Saving newspapers a great option
Hey, did you see what was in the paper?
On Sundays, you might pick one up to look at the discounts.
Along the way, you might even read some news.
I’ve seen rampant downsizing in the business. It makes cutbacks and lay-offs in the movie “Roger and Me” seem like a warm, afternoon picnic.
Every time I get on this “newspapers are dying” thing, KOGT’s Mr. Earle says, “Everybody talks about the paper. Go to Gary’s Coffee Shop any morning and someone will hear, “Did you see what was in the paper?”
Walter Isaacson, a former Time magazine managing editor, notes the same in “How To Save Your Newspaper,” published in a recent edition of Time.
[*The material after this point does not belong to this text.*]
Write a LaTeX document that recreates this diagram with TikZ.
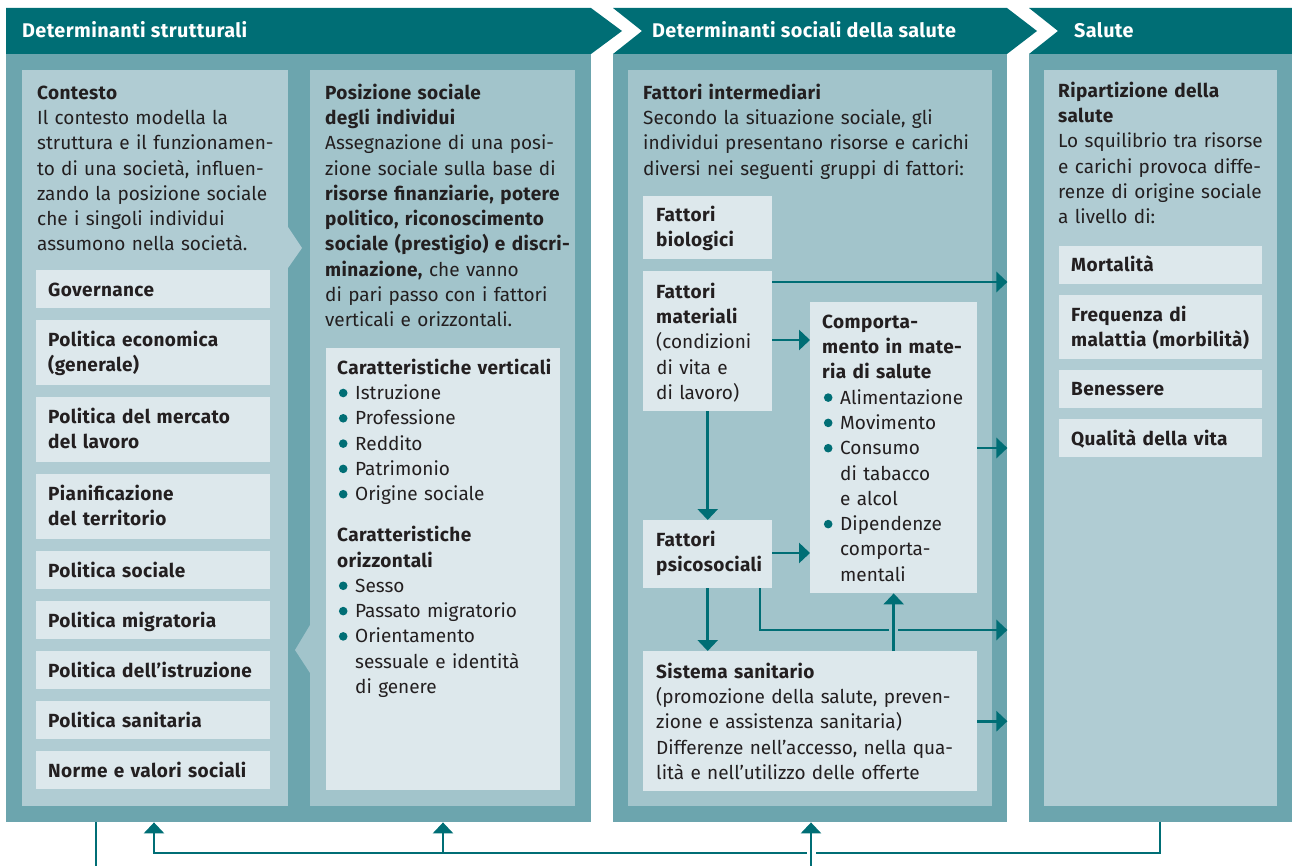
\documentclass[tikz,border=0pt]{standalone}
\usepackage{fontspec}
\setmainfont[BoldFeatures={LetterSpace=2}]{Fira Sans}
\usetikzlibrary{arrows.meta}

\definecolor{headteal}{RGB}{0,110,117}
\definecolor{panelteal}{RGB}{108,165,174}
\definecolor{paneltone}{RGB}{176,204,211}
\definecolor{paneldeep}{RGB}{162,196,203}
\definecolor{tilepale}{RGB}{221,232,236}
\definecolor{inkdark}{RGB}{35,31,32}

\newcommand{\bul}{\makebox[18pt][l]{\hspace{1.7pt}\tikz[baseline=0pt]\fill[headteal] (0pt,6.5pt) circle (4.3pt);}}
\newcommand{\ind}{\hspace*{18pt}}

\tikzset{
  band/.style={fill=headteal},
  bandtext/.style={anchor=base west, inner sep=0pt, text=white, font=\bfseries\fontsize{19.8}{25.3}\selectfont},
  panel/.style={fill=panelteal, anchor=north west, inner sep=0pt, minimum height=768pt},
  column/.style={anchor=north west, inner xsep=15pt, inner ysep=0pt, text height=29pt, text depth=707pt, align=left, text=inkdark, font=\fontsize{19}{25.3}\selectfont},
  tile/.style={fill=tilepale, anchor=north west, inner xsep=12pt, inner ysep=0pt, text height=26pt, align=left, text=inkdark, font=\fontsize{19}{25.3}\selectfont},
  item/.style={tile, font=\bfseries\fontsize{19}{25.3}\selectfont},
  govtile/.style={item, text width=210pt},
  link/.style={draw=headteal, line width=2.7pt, -{Triangle[length=11pt,width=20pt]}},
  wire/.style={draw=headteal, line width=2.7pt}
}

\begin{document}
\begin{tikzpicture}[x=1pt, y=-1pt]
\useasboundingbox (0,0) rectangle (1292,866);

% header bands
\fill[band] (6,8) -- (591,8) -- (622,31) -- (591,54) -- (6,54) -- cycle;
\fill[band] (613,8) -- (1007,8) -- (1037,31) -- (1007,54) -- (613,54) -- (642,31) -- cycle;
\fill[band] (1029,8) -- (1292,8) -- (1292,54) -- (1029,54) -- (1058,31) -- cycle;
\node[bandtext] (hstrut) at (22,38) {Determinanti strutturali};
\node[bandtext] (hsoc) at (652,38) {Determinanti sociali della salute};
\node[bandtext] (hsal) at (1074,38) {Salute};

% panels
\node[panel, minimum width=585pt] (strut) at (6,54) {};
\node[panel, minimum width=394pt] (soc) at (613,54) {};
\node[panel, minimum width=263pt] (salute) at (1029,54) {};

% determinanti strutturali
\node[column, fill=paneltone, text width=236pt] (contesto) at (22,70) {\textbf{Contesto}\\
\mbox{Il contesto modella la}\\
\mbox{struttura e il funzionamen-}\\
\mbox{to di una società, influen-}\\
\mbox{zando la posizione sociale}\\
\mbox{che i singoli individui}\\
\mbox{assumono nella società.}};
\fill[paneltone] (288,227) -- (302,248) -- (288,268) -- cycle;

\node[column, fill=paneldeep, text width=235pt] (posizione) at (310,70) {\textbf{Posizione sociale}\\
\textbf{degli individui}\\
\mbox{Assegnazione di una posi-}\\
\mbox{zione sociale sulla base di}\\
\mbox{\textbf{risorse finanziarie, potere}}\\
\mbox{\textbf{politico, riconoscimento}}\\
\mbox{\textbf{sociale (prestigio) e discri-}}\\
\mbox{\textbf{minazione,} che vanno}\\
\mbox{di pari passo con i fattori}\\
\mbox{verticali e orizzontali.}};
\fill[paneldeep] (310,625) -- (295,650) -- (310,673) -- cycle;

\node[govtile, text depth=12pt] (gov) at (36,270) {Governance};
\node[govtile, text depth=39pt] (econ) at (36,320) {Politica economica\\(generale)};
\node[govtile, text depth=39pt] (lavoro) at (36,397) {\mbox{Politica del mercato}\\del lavoro};
\node[govtile, text depth=39pt] (territorio) at (36,474) {Pianificazione\\del territorio};
\node[govtile, text depth=12pt] (sociale) at (36,551) {Politica sociale};
\node[govtile, text depth=12pt] (migra) at (36,601) {Politica migratoria};
\node[govtile, text depth=12pt] (istru) at (36,651) {\mbox{Politica dell’istruzione}};
\node[govtile, text depth=12pt] (sanit) at (36,701) {Politica sanitaria};
\node[govtile, text depth=12pt] (norme) at (36,751) {\mbox{Norme e valori sociali}};

\node[tile, inner xsep=11pt, text width=212pt, text depth=416pt] (caratt) at (326,348) {\mbox{\textbf{Caratteristiche verticali}}\\
\bul Istruzione\\
\bul Professione\\
\bul Reddito\\
\bul Patrimonio\\
\bul Origine sociale\\[15.7pt]
\textbf{Caratteristiche}\\
\textbf{orizzontali}\\
\bul Sesso\\
\bul Passato migratorio\\
\bul Orientamento\\
\ind sessuale e identità\\
\ind di genere};

% determinanti sociali della salute
\node[column, fill=paneldeep, text width=334pt] (intermed) at (628,70) {\textbf{Fattori intermediari}\\
\mbox{Secondo la situazione sociale, gli}\\
\mbox{individui presentano risorse e carichi}\\
\mbox{diversi nei seguenti gruppi di fattori:}};

\node[item, inner xsep=13pt, text width=103pt, text height=25pt, text depth=38pt] (biologici) at (643,196) {Fattori\\biologici};
\node[item, inner xsep=13pt, text width=103pt, text height=27pt, text depth=113pt] (materiali) at (643,271) {Fattori\\materiali\\\textmd{(condizioni}\\\textmd{di vita e}\\\textmd{di lavoro)}};
\node[tile, text width=143pt, text depth=265pt] (comport) at (810,302) {\textbf{Comporta-}\\
\mbox{\textbf{mento in mate-}}\\
\textbf{ria di salute}\\
\mbox{\bul Alimentazione}\\
\bul Movimento\\
\bul Consumo\\
\ind di tabacco\\
\ind e alcol\\
\bul Dipendenze\\
\ind comporta-\\
\ind mentali};
\node[item, inner xsep=13pt, text width=103pt, text depth=42pt] (psico) at (643,520) {Fattori\\\mbox{psicosociali}};
\node[tile, inner xsep=13pt, text width=308pt, text height=27pt, text depth=113pt] (sanitario) at (643,651) {\textbf{Sistema sanitario}\\
\mbox{(promozione della salute, preven-}\\
\mbox{zione e assistenza sanitaria)}\\
\mbox{Differenze nell’accesso, nella qua-}\\
\mbox{lità e nell’utilizzo delle offerte}};

\draw[link] (materiali.east |- 0,282) -- (soc.east |- 0,282);
\draw[link] (materiali.east |- 0,340) -- (comport.west |- 0,340);
\draw[link] (comport.east |- 0,448) -- (soc.east |- 0,448);
\draw[link] (materiali.south) -- (psico.north);
\draw[link] (psico.east |- 0,553) -- (comport.west |- 0,553);
\draw[link] (psico.south) -- (psico.south |- sanitario.north);
\draw[link] (psico.south -| 760,0) -- (760,630) -- (soc.east |- 0,630);
\draw[paneldeep, line width=9pt] (893.5,626) -- (893.5,634);
\draw[link] (sanitario.north -| comport.south) -- (comport.south);
\draw[link] (sanitario.east) -- (sanitario.east -| soc.east);

% salute
\node[column, fill=paneltone, inner xsep=14pt, text width=205pt, text height=27pt, text depth=709pt] (ripart) at (1044,70) {\textbf{Ripartizione della}\\
\textbf{salute}\\
\mbox{Lo squilibrio tra risorse}\\
\mbox{e carichi provoca diffe-}\\
\mbox{renze di origine sociale}\\
a livello di:};
\node[item, text width=179pt, text height=25pt, text depth=13pt] (mortal) at (1059,246) {Mortalità};
\node[item, text width=179pt, text depth=38pt] (freq) at (1059,295) {Frequenza di\\\mbox{malattia (morbilità)}};
\node[item, text width=179pt, text height=25pt, text depth=13pt] (benessere) at (1059,370) {Benessere};
\node[item, text width=179pt, text depth=12pt] (qualita) at (1059,419) {Qualità della vita};

% feedback below
\coordinate (outdown) at (96,866);
\coordinate (inup) at (811,866);
\coordinate (loopR) at (1160,853);
\coordinate (loopL) at (154,853);
\coordinate (loopM) at (443,853);
\draw[wire] (strut.south -| outdown) -- (outdown);
\draw[link] (salute.south -| loopR) -- (loopR) -- (loopL) -- (strut.south -| loopL);
\draw[link] (loopM) -- (strut.south -| loopM);
\draw[white, line width=9pt] (811,849) -- (811,857);
\draw[link] (inup) -- (soc.south -| inup);

\end{tikzpicture}
\end{document}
Newspapers are more popular than ever, especially among younger readers, he says.
I hope he’s right. He suggests papers should charge more for their, what are now, free online services.
It’s a good concept. I hope he’s right.
Let’s say you have six newspapers in your area.
Three publish once a day and the others, once a week, and they all charge for Web stories.
There is at least one Web site that gives away for free.
And the publisher of that paper is happy to tell his advertisers, whom he glad-hands at the charity ball, “Everybody looks at us for free, so your ads get seen by more people.”
And he tells the composing department to come up with “ … a house ad about this. Free is better than paying.”
Then he goes and plays golf, or goes fishing, like all good managers do.
And like the large discount stores that kill the mom-and-pop operations, newspapers will die.
I wish I could change it, but I can’t.
And 100 years from now, newspapers are past, unless they have a Web site that gives it for free.
I enjoyed reading Mr. Isaacson’s story, which ironically was given away for free.